Given exercise — Please give back word for word the lines below, from the first one through the one with "(48.5,47.5) rectangle (1746,933);".

═════ Dataset excerpt

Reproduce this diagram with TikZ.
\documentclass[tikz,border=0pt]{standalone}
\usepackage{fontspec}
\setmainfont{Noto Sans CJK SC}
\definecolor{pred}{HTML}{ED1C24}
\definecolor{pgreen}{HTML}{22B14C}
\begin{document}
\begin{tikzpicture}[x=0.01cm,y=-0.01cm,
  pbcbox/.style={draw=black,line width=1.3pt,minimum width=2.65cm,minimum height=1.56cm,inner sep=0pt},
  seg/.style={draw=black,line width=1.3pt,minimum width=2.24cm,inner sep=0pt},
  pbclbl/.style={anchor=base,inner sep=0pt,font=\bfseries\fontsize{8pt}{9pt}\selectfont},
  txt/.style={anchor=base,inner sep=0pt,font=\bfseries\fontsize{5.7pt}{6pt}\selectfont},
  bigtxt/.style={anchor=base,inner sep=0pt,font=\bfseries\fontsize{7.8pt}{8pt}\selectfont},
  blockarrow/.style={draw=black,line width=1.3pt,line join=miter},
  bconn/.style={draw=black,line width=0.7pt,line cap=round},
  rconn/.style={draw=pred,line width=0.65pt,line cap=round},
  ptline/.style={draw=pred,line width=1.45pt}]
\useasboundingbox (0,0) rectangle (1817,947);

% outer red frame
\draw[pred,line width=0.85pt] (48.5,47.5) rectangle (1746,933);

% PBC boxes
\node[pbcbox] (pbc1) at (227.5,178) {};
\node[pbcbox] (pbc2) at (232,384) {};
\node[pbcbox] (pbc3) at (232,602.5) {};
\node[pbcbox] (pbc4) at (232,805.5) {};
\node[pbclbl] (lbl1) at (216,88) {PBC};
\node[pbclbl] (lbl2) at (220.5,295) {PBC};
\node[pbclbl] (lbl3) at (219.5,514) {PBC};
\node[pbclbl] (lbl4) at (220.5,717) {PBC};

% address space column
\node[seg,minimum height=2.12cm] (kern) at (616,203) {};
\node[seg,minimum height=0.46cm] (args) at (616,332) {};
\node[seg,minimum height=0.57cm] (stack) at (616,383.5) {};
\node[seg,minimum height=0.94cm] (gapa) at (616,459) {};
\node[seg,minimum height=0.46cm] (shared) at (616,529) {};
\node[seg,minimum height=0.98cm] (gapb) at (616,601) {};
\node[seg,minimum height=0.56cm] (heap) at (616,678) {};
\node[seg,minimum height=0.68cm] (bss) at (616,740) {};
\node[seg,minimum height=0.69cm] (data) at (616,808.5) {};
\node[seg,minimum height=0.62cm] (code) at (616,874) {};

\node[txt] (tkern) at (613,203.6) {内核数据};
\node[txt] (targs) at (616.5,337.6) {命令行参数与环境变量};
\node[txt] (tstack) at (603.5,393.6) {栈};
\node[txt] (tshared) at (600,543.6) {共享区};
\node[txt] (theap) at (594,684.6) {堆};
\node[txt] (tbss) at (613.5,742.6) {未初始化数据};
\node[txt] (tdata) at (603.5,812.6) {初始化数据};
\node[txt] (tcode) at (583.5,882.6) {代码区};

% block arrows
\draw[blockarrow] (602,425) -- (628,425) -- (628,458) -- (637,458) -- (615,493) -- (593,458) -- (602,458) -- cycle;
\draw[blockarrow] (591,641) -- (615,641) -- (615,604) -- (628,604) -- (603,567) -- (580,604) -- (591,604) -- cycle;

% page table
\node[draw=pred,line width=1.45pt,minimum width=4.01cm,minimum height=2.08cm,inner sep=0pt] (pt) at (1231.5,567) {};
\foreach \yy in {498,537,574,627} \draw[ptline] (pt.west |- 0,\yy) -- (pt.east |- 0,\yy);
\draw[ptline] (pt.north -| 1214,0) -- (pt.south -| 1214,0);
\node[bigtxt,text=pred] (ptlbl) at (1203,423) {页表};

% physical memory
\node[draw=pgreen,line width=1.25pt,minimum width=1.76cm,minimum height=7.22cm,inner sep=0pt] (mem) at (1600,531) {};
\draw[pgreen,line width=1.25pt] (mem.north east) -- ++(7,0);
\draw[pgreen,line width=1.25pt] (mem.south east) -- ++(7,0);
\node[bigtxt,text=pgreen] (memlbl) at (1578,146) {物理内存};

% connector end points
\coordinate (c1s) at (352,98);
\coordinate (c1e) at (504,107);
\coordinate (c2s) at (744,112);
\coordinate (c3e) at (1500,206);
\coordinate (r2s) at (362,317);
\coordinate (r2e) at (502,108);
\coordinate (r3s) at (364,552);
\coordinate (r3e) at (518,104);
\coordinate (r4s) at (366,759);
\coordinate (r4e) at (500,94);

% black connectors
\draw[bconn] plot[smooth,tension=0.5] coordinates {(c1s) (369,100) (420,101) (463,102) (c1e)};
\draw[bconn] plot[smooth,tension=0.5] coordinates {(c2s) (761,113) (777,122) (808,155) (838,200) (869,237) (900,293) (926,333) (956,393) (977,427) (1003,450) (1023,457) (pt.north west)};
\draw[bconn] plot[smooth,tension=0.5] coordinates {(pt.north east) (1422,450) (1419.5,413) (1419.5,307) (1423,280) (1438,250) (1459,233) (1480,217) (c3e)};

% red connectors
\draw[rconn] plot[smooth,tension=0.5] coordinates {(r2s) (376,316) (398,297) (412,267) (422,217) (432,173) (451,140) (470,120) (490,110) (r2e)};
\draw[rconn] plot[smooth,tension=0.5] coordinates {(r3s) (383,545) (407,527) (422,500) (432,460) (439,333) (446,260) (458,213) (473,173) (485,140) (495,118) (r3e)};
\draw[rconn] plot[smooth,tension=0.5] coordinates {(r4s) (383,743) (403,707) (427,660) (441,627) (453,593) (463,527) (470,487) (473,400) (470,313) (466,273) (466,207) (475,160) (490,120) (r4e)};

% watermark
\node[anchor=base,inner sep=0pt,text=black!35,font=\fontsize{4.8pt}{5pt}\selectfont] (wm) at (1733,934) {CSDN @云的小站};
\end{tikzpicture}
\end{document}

══════════

Answer to the problem —
Reproduce this diagram with TikZ.
\documentclass[tikz,border=0pt]{standalone}
\usepackage{fontspec}
\setmainfont{Noto Sans CJK SC}
\definecolor{pred}{HTML}{ED1C24}
\definecolor{pgreen}{HTML}{22B14C}
\begin{document}
\begin{tikzpicture}[x=0.01cm,y=-0.01cm,
  pbcbox/.style={draw=black,line width=1.3pt,minimum width=2.65cm,minimum height=1.56cm,inner sep=0pt},
  seg/.style={draw=black,line width=1.3pt,minimum width=2.24cm,inner sep=0pt},
  pbclbl/.style={anchor=base,inner sep=0pt,font=\bfseries\fontsize{8pt}{9pt}\selectfont},
  txt/.style={anchor=base,inner sep=0pt,font=\bfseries\fontsize{5.7pt}{6pt}\selectfont},
  bigtxt/.style={anchor=base,inner sep=0pt,font=\bfseries\fontsize{7.8pt}{8pt}\selectfont},
  blockarrow/.style={draw=black,line width=1.3pt,line join=miter},
  bconn/.style={draw=black,line width=0.7pt,line cap=round},
  rconn/.style={draw=pred,line width=0.65pt,line cap=round},
  ptline/.style={draw=pred,line width=1.45pt}]
\useasboundingbox (0,0) rectangle (1817,947);

% outer red frame
\draw[pred,line width=0.85pt] (48.5,47.5) rectangle (1746,933);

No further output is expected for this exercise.